The unbroken streak of LLVM Weekly editions each Monday has become a bit totemic. It's certainly not always convenient having this fixed commitment, but it can also be nice to have this rhythm to the week. Even if it's a bad week, at least it's something in the bag that people seem to appreciate. Falling into bad habits and frequently missing weeks would be good for nobody, but I suspect that a schedule that allowed the odd break now and then would be just fine. Either way, I feel a sense of relief having hit the 10 year unbroken streak. I don't intend to start skipping weeks, but should life get in the way and the streak gets broken I'll feel rather more relaxed about it having hit that arbitrary milestone.

Looking forwards and thanks

So what's next? LLVM Weekly continues, much as before. I don't know of I'll still be writing it in another 10 years time, but I'm not planning to stop soon. If it ceases to be a good use of my time, ceases to have values for others, or I find there's a better way of generating similar impact then it would only be logical to move on. But for now, onwards and upwards.

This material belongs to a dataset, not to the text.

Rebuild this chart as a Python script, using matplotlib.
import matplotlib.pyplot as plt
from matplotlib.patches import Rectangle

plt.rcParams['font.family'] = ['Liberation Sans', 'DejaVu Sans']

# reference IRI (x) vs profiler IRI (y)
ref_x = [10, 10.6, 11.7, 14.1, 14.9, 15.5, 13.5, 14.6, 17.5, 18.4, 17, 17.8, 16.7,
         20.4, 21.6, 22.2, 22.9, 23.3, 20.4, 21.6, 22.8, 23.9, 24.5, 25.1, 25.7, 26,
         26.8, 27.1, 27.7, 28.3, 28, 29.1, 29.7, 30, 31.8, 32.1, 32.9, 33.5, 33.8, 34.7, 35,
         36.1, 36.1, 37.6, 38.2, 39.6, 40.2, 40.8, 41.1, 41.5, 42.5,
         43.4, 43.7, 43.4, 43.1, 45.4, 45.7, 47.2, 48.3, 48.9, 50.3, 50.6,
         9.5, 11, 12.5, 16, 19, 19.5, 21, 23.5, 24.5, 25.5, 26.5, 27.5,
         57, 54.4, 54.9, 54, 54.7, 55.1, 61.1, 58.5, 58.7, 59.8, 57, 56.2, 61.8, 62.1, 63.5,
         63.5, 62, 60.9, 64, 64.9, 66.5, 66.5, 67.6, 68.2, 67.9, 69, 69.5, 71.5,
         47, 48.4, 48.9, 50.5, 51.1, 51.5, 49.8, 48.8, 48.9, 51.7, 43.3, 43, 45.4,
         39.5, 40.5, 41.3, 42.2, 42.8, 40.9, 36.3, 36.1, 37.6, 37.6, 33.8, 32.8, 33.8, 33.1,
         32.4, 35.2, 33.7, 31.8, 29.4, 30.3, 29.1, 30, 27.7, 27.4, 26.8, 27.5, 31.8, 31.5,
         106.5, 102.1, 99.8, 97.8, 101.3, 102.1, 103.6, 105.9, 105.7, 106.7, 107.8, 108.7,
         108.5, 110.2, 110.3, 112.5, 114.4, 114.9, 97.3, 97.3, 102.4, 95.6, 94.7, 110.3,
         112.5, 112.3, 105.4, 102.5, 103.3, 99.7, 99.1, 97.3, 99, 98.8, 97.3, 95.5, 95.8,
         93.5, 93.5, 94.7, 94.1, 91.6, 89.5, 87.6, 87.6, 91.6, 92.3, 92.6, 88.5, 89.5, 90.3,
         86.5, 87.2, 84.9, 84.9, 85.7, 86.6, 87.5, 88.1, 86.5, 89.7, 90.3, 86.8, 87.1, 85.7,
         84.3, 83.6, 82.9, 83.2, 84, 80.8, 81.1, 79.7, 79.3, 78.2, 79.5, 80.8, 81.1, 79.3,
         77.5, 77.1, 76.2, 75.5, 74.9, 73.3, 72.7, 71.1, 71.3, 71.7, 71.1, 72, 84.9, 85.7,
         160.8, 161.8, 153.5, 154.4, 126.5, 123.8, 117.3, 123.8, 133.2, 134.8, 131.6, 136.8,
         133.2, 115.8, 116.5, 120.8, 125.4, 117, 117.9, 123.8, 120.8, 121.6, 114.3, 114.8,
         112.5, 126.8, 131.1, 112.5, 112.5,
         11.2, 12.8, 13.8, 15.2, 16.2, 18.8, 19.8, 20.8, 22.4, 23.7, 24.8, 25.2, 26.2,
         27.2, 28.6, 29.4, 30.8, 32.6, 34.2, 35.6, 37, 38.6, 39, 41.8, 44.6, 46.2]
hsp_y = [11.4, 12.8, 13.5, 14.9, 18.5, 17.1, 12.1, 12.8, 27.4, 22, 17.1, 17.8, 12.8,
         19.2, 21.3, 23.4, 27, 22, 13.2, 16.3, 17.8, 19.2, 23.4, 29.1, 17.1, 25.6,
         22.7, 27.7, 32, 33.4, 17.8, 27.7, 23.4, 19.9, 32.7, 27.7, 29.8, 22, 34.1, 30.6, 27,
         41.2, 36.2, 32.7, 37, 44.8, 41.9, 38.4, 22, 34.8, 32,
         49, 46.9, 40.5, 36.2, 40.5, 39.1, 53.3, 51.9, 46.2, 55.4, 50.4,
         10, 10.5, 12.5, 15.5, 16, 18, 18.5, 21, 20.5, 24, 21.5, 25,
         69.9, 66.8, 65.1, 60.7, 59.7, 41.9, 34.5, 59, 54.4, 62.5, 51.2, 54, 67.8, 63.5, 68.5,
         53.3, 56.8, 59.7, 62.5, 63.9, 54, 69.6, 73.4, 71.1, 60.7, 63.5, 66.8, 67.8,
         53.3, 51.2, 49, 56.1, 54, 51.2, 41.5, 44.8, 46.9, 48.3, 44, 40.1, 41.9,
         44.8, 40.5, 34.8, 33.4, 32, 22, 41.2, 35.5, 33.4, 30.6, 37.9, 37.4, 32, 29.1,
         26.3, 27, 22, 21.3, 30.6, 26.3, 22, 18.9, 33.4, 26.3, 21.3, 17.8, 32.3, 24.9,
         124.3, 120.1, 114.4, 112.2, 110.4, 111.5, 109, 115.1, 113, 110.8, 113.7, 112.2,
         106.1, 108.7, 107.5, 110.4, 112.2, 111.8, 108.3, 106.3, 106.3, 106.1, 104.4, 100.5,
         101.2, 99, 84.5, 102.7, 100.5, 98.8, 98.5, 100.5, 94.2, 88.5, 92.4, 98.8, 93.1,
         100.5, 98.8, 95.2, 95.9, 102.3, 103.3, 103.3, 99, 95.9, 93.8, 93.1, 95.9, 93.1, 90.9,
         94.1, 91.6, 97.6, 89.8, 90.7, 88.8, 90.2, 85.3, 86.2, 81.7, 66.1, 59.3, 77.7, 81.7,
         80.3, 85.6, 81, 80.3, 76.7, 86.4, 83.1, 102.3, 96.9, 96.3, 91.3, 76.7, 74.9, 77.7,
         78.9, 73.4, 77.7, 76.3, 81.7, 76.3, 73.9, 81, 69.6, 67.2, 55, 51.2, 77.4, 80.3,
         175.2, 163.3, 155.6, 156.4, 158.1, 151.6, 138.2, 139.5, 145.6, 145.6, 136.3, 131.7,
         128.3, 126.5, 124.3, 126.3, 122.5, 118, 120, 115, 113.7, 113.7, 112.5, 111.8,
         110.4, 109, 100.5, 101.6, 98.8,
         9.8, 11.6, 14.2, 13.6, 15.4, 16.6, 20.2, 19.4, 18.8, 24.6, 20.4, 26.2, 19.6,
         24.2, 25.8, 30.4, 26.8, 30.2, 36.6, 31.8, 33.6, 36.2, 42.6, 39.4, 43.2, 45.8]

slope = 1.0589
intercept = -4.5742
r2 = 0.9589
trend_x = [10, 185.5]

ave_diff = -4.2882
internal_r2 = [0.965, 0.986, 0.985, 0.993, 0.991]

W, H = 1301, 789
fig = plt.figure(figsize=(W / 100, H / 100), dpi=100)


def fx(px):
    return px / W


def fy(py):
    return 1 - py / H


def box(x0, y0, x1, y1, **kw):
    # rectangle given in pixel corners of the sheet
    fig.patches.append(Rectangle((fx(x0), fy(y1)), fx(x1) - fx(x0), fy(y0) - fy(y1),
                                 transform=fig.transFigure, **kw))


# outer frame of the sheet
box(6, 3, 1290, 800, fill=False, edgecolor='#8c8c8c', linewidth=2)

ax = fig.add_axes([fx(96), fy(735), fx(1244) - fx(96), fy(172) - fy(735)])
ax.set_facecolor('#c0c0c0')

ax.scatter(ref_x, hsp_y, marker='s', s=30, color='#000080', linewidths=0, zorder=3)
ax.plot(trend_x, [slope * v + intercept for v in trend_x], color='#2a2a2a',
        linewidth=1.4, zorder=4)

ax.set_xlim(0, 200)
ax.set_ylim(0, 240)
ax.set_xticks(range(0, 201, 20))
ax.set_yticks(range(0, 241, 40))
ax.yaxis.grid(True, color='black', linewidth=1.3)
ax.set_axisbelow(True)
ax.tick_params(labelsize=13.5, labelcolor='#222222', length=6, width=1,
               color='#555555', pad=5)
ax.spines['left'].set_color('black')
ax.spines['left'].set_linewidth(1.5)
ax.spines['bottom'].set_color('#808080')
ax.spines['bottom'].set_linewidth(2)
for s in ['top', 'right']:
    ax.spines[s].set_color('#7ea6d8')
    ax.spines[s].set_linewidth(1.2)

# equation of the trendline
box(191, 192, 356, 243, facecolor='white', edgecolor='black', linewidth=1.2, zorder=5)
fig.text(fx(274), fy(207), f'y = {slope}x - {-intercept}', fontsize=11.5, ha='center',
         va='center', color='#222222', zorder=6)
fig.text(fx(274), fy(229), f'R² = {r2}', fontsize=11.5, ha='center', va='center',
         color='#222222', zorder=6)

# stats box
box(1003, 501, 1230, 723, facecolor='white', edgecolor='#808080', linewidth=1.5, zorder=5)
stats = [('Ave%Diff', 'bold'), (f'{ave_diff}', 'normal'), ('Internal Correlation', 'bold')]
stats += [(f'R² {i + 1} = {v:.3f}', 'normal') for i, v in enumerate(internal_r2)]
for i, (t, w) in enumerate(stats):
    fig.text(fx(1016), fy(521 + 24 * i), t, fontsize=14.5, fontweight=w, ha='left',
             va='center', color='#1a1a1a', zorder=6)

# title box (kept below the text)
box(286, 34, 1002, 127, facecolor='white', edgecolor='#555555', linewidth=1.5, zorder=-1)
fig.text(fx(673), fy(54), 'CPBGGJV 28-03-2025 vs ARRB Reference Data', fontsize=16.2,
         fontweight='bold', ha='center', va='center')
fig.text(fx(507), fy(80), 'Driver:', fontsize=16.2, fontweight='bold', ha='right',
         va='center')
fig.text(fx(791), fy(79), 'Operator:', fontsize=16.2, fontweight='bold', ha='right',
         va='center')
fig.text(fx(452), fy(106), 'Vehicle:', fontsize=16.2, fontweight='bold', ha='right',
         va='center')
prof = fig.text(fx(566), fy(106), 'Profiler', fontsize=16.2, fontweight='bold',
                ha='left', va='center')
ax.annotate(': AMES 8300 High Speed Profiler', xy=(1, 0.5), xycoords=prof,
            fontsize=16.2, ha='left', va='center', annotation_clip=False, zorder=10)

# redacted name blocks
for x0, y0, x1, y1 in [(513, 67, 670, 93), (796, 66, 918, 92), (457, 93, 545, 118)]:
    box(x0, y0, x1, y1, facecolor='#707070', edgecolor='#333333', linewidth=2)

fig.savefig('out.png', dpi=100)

Many thanks are due. Thank you to the people who make LLVM what it is - both technically and in terms of its community that I've learned so much from. Thank you to Igalia where I work for creating an environment where I'm privileged enough to be paid to contribute upstream to LLVM (get in touch if you have LLVM needs!). Thanks to my family for ongoing support and of course putting up with the times my LLVM Weekly commitment is inconvenient. Thank you to everyone who has been reading LLVM Weekly and especially those sending in feedback or tips or suggestions for future issues.